Doesn't seem that hard. I fly pretty conservatively, don't land out often (with a few exceptions), and can make it around most courses. Let's give it a shot!
Four weeks prior to the beginning of the contest, I did my best effort to get the PowerFLARM Core unit installed, and acting as the GPS source for my ILEC SN-10 flight computer. I spent two beautiful soaring days on the ground trying every wiring combination, scratching my head, reviewing the documentation for the SN-10 and PowerFLARM, and finally gave up. After a consultation with Dave Nadler of ILEC, we determined that the problem might be due to a bad serial port on the SN-10. I'd have to send the unit to ILEC for servicing.
I was so frustrated with that old thing that I swore, "If it's coming out of the instrument panel [for servicing] It's not going back in to the instrument panel!" I was so frustrated with the SN-10, that I was ready to jump up and down on it after its removal and re-enact that scene from Office Space, when the frustrated IT workers took a crotchety printer out to a field and ended it with baseball bats and angered stomping.
I purchased a brand new flight computer and set of variometers from Cumulus Soaring. The new units were an LX-Nav 8080 with V8 variometer. In the back seat, there would be an LX-Nav 8080D (that shares information with the main unit in the front seat), and an LX i8 variometer repeater. There are units that are larger, but I really didn't want to cut a new hole in the panel, and I don't think there is any room in the front seat, anyway. The LX 8080 is a drop-in replacement for the SN-10, taking up about the same amount of volume behind the panel, and taking exactly the same amount of square centimeters on the instrument panel.
What this means to somebody who isn't familiar with the products: It's a small color screen that displays more information about my flight than I really know what to do with. The previous flight computer was designed in the 90s, and is almost 20 year old technology. The interface is kind of clunky for modern computers, and the display is kind of like an old blocky Atari gaming system.
The SN-10 (as seen on my old LS-4) could only show monochrome graphics. Clunky and old-looking! |
Every time somebody sat in my Duo, I'd have to explain to them that most of the information on the SN-10 wasn't valid. "There's no GPS source, so the flight computer still thinks it's in Cesar Creek, where Karl flew his last contest before selling me the Duo." The SN-10 is complaining because there's no GPS source. I've had enough with this dang thing!

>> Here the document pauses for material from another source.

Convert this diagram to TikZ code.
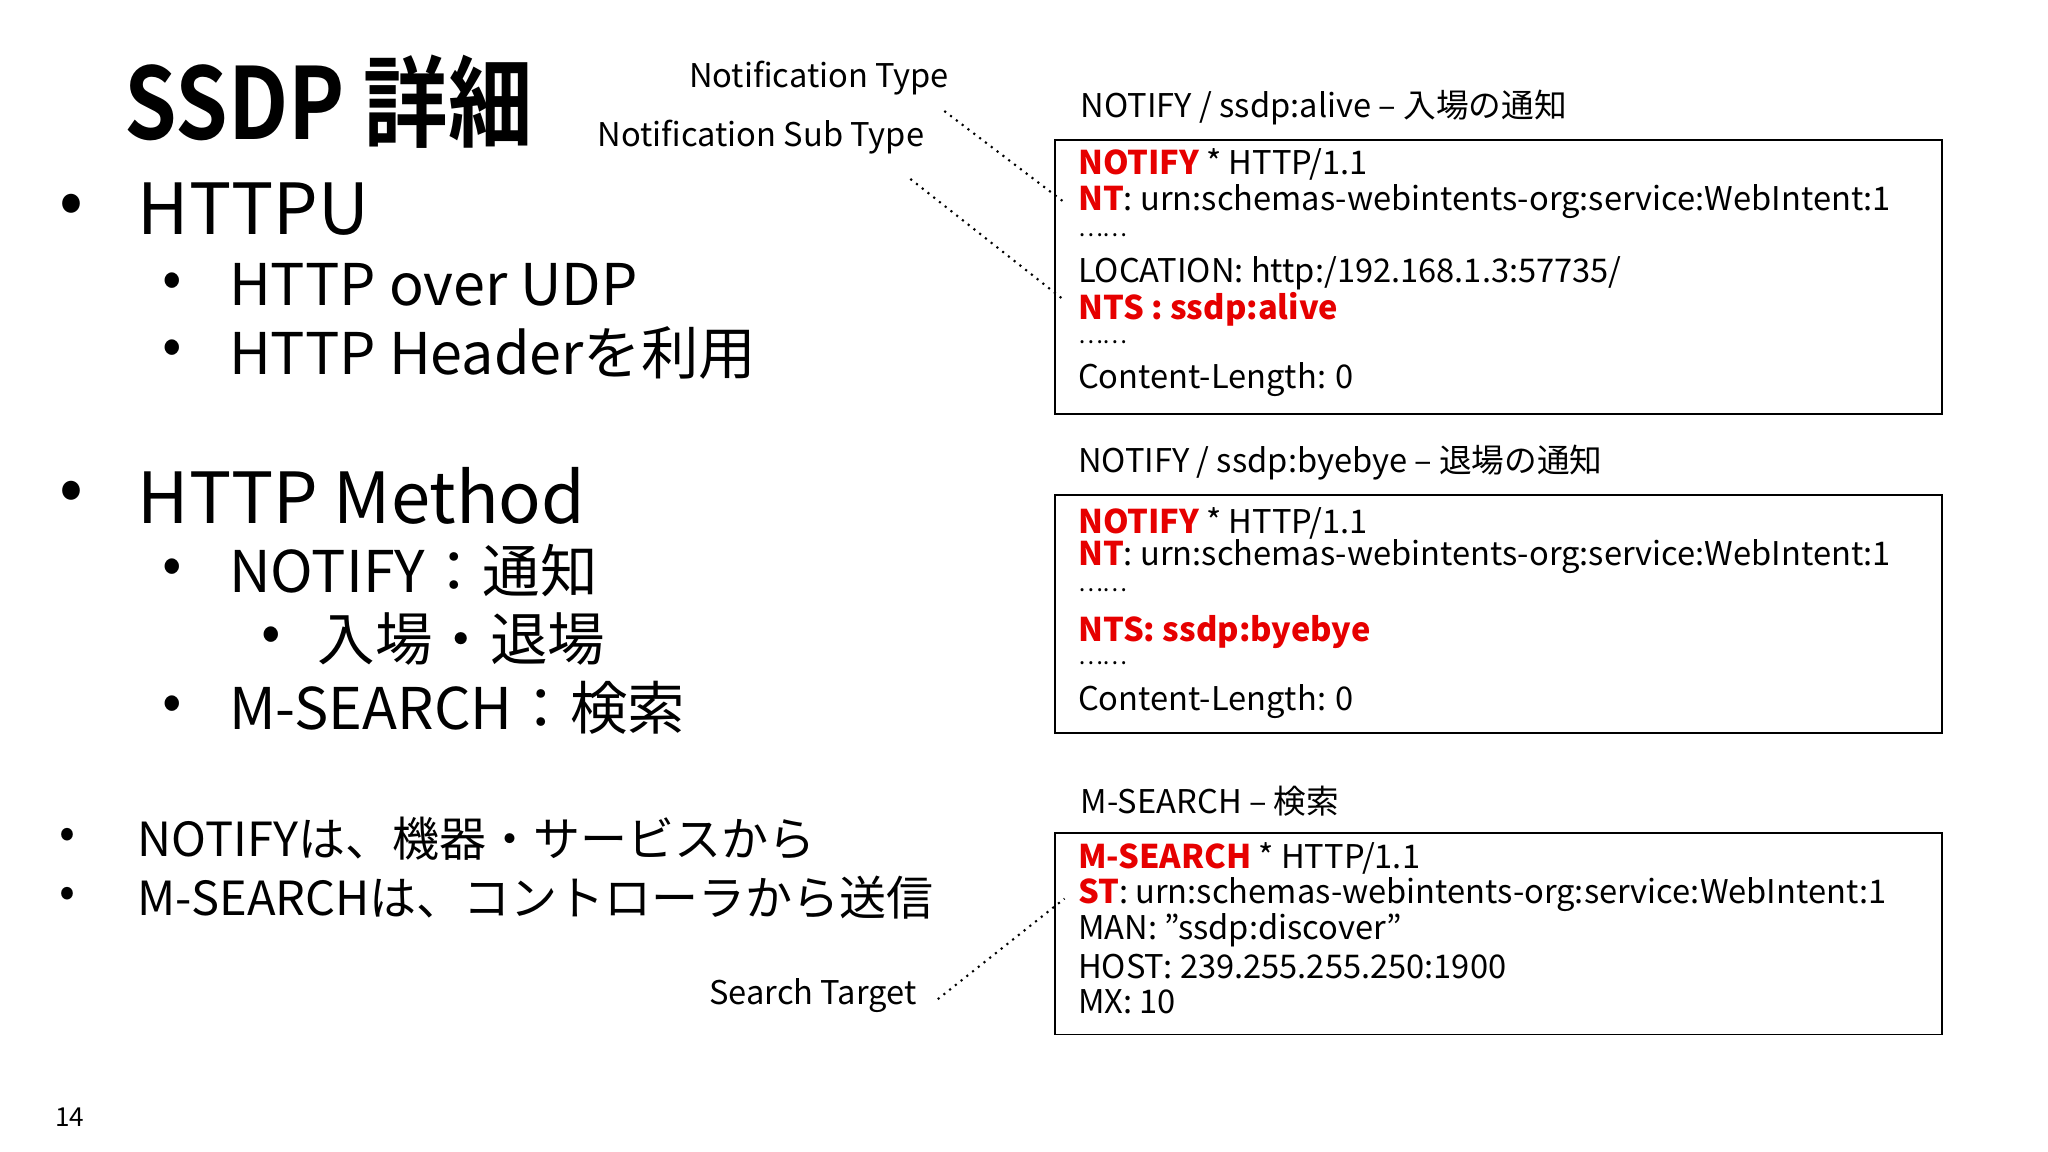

The new LX unit didn't arrive until a few days before the contest in Mifflin. Of course, I couldn't bear to fly that contest with the mostly-non-functional SN-10, so I arranged to have the glider in Shane's shop to swap out the old with the new.
Removing the SN-10 wasn't particularly difficult. "Just keep unbolting things until bits start falling out of the instrument panel." I spent one evening getting the fuselage into Shane's shop, taking out the seat pan, removing the instrument panel covers (front and back), and carefully keeping track of all the bits I took out to get the SN-10 safely extracted.
Instead of battering the SN-10 into dust, or shipping it to ILEC for servicing, JP Stewart has asked for it. I'll happily get rid of it, so it can have a new happy home at BRSS in New Castle, VA.
Installation of the new unit got much easier when we removed the nose wheel. Fishing the cables down the throat of the cable hole, down under the seat pan is much easier when I can reach in where the nose wheel is supposed to be, and route cables through the front. I wish I knew this when I had the PowerFLARM installed a few months ago.
Once all of the LX-Nav parts were installed, I had an A&P look over my work, and sign it off. There was a brief moment of cautious confidence when we turned the whole system on. Despite reading all instructions and installation manuals thoroughly, there's just that uneasy moment when turning on that sort of unit for the first time. We called it "The moment of 'poof'", because if something got wired incorrectly, something was going to go poof and release the magic smoke.
Nothing went poof, so after we turned it on, replaced all of the instrument panel covers and seat pans, I put the glider back into the trailer and drove off to Mifflin on Saturday afternoon. The contest's practice day was Sunday, but I wasn't likely to get any practice days to shake out any issues I might find with the new system. A very big rain storm canceled soaring operations from Virginia to New York, and was doubtlessly going to cancel my shakeout flight on the practice day.
I drove to Mifflin in the rain, in the dark, with some pretty sketchy directions from Google, that took me over a very dark mountain. I enraged many pickup drivers as I gripped the steering wheel with white knuckles and insisted on driving the speed limit on two-lane roads to the soaring contest. I arrived on Saturday at 11:00 PM, and once I dropped off the trailer, I headed to a Super 8 Motel in State College, PA.